- Power type: Electric
- Builder: ALCO/Westinghouse
- Build date: 1924–1925
- Total produced: 4
- Configuration:: ​
- • AAR: (1-D-1)+(1-D-1)
- Gauge: 4 ft 8+1⁄2 in (1,435 mm)
- Loco weight: 414 short tons (376 t)
- Electric system/s: 11 kV 25 Hz AC
- Current pickup(s): Pantograph
- Power output: 4,750 horsepower (3,540 kW)
- Scrapped: 1950
- Disposition: All scrapped

= Norfolk and Western LC-2 Class =

The N&W LC-2 was a class of boxcab electric locomotives built by Westinghouse and the American Locomotive Company (ALCO) for the Norfolk and Western Railway. ALCO and Westinghouse built four locomotives in 1924–1925 for use on the Elkhorn Grade. They were retired and scrapped in 1950 when the N&W discontinued electric operations.

== Design ==
The LC-2 was an improved version of the N&W LC-1, which Westinghouse, with Baldwin, had built for the N&W in 1914–1915. The locomotives were a third more powerful than their predecessors.

== History ==
After World War I the N&W extended electrification on the Elkhorn Grade to a total of 52 mi and required additional electric power to handle demand.
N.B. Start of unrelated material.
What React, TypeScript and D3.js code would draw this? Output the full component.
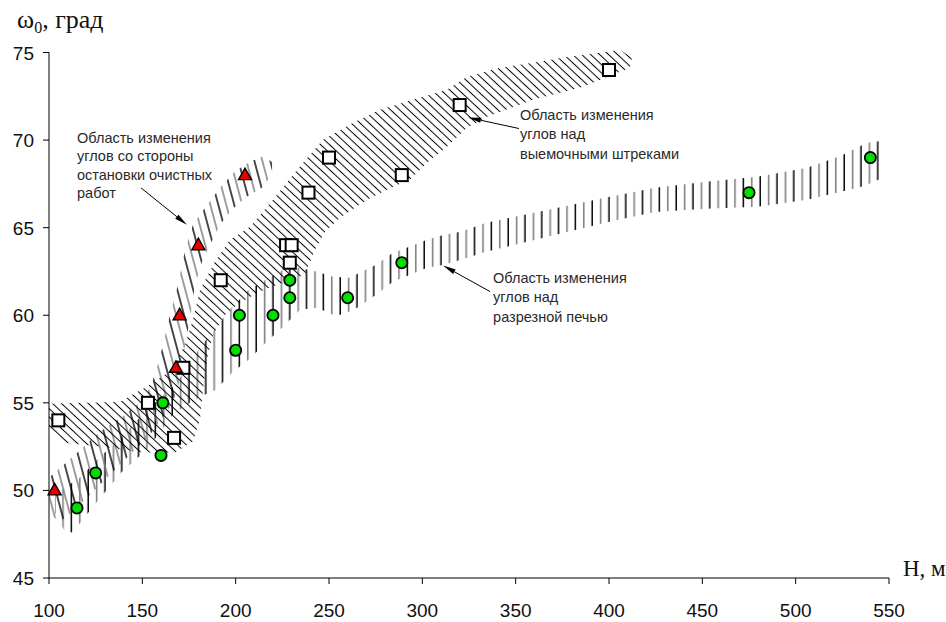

Westinghouse and ALCO delivered four LC-2s in 1924–1925, which the N&W operated alongside the older LC-1s. Following World War II the N&W bypassed the existing Elkhorn Tunnel with a new tunnel twice as long as the original, double-tracked, and on a gentler 1.4% grade. These improvements eliminated the need for electrification. On the opening of the new tunnel on June 26, 1950 the N&W retired the LC-2s.